_AIM_
Scan the entries below and extract each line with the word "that" in it.

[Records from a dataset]
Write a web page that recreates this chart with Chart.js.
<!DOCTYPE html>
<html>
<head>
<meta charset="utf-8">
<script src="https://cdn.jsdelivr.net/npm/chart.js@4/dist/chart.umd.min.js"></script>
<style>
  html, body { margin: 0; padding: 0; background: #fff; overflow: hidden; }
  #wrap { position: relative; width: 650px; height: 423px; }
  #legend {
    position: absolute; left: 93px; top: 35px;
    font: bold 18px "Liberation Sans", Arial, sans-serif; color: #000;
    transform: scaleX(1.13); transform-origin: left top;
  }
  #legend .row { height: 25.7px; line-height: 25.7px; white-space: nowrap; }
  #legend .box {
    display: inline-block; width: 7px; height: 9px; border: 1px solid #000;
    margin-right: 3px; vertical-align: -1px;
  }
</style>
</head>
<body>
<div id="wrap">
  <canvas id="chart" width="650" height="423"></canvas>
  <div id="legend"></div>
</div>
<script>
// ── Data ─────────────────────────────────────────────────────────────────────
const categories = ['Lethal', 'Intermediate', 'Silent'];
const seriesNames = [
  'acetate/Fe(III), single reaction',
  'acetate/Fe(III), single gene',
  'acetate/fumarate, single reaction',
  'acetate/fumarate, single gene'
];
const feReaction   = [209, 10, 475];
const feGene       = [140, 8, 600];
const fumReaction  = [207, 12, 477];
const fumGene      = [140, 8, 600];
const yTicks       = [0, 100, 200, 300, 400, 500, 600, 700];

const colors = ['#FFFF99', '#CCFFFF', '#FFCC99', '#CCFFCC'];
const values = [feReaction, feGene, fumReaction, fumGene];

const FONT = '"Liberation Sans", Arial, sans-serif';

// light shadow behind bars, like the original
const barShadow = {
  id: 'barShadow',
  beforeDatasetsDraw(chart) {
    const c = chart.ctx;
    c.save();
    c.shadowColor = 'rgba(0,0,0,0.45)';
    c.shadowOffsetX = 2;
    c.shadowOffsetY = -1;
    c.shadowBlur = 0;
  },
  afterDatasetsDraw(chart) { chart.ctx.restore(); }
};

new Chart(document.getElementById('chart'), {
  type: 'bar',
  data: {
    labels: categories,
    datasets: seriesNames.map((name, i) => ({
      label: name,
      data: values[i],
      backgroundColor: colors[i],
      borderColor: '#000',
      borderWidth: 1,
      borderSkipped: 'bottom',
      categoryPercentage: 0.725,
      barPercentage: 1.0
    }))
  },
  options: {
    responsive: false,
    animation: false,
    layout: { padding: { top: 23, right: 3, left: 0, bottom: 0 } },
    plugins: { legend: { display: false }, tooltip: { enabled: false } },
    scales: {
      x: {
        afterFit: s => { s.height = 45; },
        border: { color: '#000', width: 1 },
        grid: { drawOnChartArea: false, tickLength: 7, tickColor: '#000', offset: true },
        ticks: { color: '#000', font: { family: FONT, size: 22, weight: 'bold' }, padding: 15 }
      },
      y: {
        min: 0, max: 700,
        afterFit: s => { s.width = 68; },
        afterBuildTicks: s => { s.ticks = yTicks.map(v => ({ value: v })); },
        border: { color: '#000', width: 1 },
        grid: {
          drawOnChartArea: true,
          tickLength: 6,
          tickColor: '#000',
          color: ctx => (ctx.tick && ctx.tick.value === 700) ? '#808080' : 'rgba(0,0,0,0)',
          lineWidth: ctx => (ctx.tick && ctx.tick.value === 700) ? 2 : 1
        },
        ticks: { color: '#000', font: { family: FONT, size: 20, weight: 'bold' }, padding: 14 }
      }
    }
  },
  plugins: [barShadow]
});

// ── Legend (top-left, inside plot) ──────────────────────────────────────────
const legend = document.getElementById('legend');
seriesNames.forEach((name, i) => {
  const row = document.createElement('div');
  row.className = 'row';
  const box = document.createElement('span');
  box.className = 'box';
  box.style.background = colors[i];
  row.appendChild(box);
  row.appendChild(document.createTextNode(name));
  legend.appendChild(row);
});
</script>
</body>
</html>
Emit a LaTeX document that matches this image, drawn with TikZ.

_CORRECT OUTPUT_
Write a web page that recreates this chart with Chart.js.
Emit a LaTeX document that matches this image, drawn with TikZ.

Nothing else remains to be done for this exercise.